WHAT THE TASK REQUIRES »
Quote all of the data that follows exactly as written, skipping the images.

DATA EXCERPT »
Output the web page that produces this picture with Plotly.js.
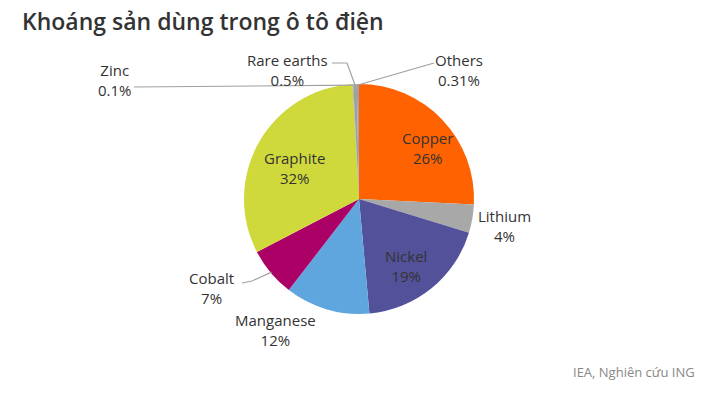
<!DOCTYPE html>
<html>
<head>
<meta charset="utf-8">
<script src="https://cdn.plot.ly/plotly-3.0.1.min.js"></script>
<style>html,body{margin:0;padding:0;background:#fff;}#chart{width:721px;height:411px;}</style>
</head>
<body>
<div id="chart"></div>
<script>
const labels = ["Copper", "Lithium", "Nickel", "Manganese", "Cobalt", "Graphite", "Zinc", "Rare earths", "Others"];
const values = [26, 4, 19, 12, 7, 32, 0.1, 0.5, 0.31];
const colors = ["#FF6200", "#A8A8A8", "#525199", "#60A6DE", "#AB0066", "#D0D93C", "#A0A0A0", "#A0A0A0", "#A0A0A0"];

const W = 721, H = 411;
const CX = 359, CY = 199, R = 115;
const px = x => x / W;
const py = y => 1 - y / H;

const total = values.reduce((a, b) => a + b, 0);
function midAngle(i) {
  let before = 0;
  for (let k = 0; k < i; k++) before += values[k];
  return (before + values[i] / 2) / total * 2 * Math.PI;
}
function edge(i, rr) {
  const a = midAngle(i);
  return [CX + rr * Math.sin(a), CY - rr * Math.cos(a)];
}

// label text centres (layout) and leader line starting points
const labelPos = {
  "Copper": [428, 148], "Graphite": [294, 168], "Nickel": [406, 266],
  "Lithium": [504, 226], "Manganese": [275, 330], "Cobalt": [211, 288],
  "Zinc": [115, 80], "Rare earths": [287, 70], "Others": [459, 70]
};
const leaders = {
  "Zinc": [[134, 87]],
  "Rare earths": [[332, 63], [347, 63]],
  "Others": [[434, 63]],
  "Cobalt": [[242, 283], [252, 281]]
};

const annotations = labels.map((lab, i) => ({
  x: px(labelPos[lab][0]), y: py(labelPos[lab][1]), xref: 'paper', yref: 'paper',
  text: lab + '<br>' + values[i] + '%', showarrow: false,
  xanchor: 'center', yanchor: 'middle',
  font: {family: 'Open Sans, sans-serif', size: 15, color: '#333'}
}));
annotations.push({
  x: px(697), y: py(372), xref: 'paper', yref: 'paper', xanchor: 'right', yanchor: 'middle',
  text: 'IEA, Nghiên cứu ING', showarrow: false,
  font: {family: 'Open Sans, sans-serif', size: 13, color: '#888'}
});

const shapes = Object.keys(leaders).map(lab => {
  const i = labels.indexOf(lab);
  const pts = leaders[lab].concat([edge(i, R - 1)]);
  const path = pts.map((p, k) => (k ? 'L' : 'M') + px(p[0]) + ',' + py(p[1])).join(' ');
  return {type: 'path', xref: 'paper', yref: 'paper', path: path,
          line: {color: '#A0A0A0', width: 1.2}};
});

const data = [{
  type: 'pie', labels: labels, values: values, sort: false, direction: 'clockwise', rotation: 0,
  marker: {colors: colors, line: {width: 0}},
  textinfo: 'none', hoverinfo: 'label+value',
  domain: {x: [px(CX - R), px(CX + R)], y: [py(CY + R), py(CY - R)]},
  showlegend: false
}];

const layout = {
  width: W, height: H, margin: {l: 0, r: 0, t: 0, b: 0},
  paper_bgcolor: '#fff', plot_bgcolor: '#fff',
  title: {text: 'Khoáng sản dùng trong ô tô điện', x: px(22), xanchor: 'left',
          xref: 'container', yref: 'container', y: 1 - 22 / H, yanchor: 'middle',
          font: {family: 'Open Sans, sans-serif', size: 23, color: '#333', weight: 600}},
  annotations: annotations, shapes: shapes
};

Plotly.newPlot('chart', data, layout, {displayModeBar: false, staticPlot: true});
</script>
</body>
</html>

SOLUTION BELOW »
Output the web page that produces this picture with Plotly.js.
<!DOCTYPE html>
<html>
<head>
<meta charset="utf-8">
<script src="https://cdn.plot.ly/plotly-3.0.1.min.js"></script>
<style>html,body{margin:0;padding:0;background:#fff;}#chart{width:721px;height:411px;}</style>
</head>
<body>
<div id="chart"></div>
<script>
const labels = ["Copper", "Lithium", "Nickel", "Manganese", "Cobalt", "Graphite", "Zinc", "Rare earths", "Others"];
const values = [26, 4, 19, 12, 7, 32, 0.1, 0.5, 0.31];
const colors = ["#FF6200", "#A8A8A8", "#525199", "#60A6DE", "#AB0066", "#D0D93C", "#A0A0A0", "#A0A0A0", "#A0A0A0"];

const W = 721, H = 411;
const CX = 359, CY = 199, R = 115;
const px = x => x / W;
const py = y => 1 - y / H;

const total = values.reduce((a, b) => a + b, 0);
function midAngle(i) {
  let before = 0;
  for (let k = 0; k < i; k++) before += values[k];
  return (before + values[i] / 2) / total * 2 * Math.PI;
}
function edge(i, rr) {
  const a = midAngle(i);
  return [CX + rr * Math.sin(a), CY - rr * Math.cos(a)];
}

// label text centres (layout) and leader line starting points
const labelPos = {
  "Copper": [428, 148], "Graphite": [294, 168], "Nickel": [406, 266],
  "Lithium": [504, 226], "Manganese": [275, 330], "Cobalt": [211, 288],
  "Zinc": [115, 80], "Rare earths": [287, 70], "Others": [459, 70]
};
const leaders = {
  "Zinc": [[134, 87]],
  "Rare earths": [[332, 63], [347, 63]],
  "Others": [[434, 63]],
  "Cobalt": [[242, 283], [252, 281]]
};

const annotations = labels.map((lab, i) => ({
  x: px(labelPos[lab][0]), y: py(labelPos[lab][1]), xref: 'paper', yref: 'paper',
  text: lab + '<br>' + values[i] + '%', showarrow: false,
  xanchor: 'center', yanchor: 'middle',
  font: {family: 'Open Sans, sans-serif', size: 15, color: '#333'}
}));
annotations.push({
  x: px(697), y: py(372), xref: 'paper', yref: 'paper', xanchor: 'right', yanchor: 'middle',
  text: 'IEA, Nghiên cứu ING', showarrow: false,
  font: {family: 'Open Sans, sans-serif', size: 13, color: '#888'}
});

const shapes = Object.keys(leaders).map(lab => {
  const i = labels.indexOf(lab);
  const pts = leaders[lab].concat([edge(i, R - 1)]);
  const path = pts.map((p, k) => (k ? 'L' : 'M') + px(p[0]) + ',' + py(p[1])).join(' ');
  return {type: 'path', xref: 'paper', yref: 'paper', path: path,
          line: {color: '#A0A0A0', width: 1.2}};
});

const data = [{
  type: 'pie', labels: labels, values: values, sort: false, direction: 'clockwise', rotation: 0,
  marker: {colors: colors, line: {width: 0}},
  textinfo: 'none', hoverinfo: 'label+value',
  domain: {x: [px(CX - R), px(CX + R)], y: [py(CY + R), py(CY - R)]},
  showlegend: false
}];

const layout = {
  width: W, height: H, margin: {l: 0, r: 0, t: 0, b: 0},
  paper_bgcolor: '#fff', plot_bgcolor: '#fff',
  title: {text: 'Khoáng sản dùng trong ô tô điện', x: px(22), xanchor: 'left',
          xref: 'container', yref: 'container', y: 1 - 22 / H, yanchor: 'middle',
          font: {family: 'Open Sans, sans-serif', size: 23, color: '#333', weight: 600}},
  annotations: annotations, shapes: shapes
};

Plotly.newPlot('chart', data, layout, {displayModeBar: false, staticPlot: true});
</script>
</body>
</html>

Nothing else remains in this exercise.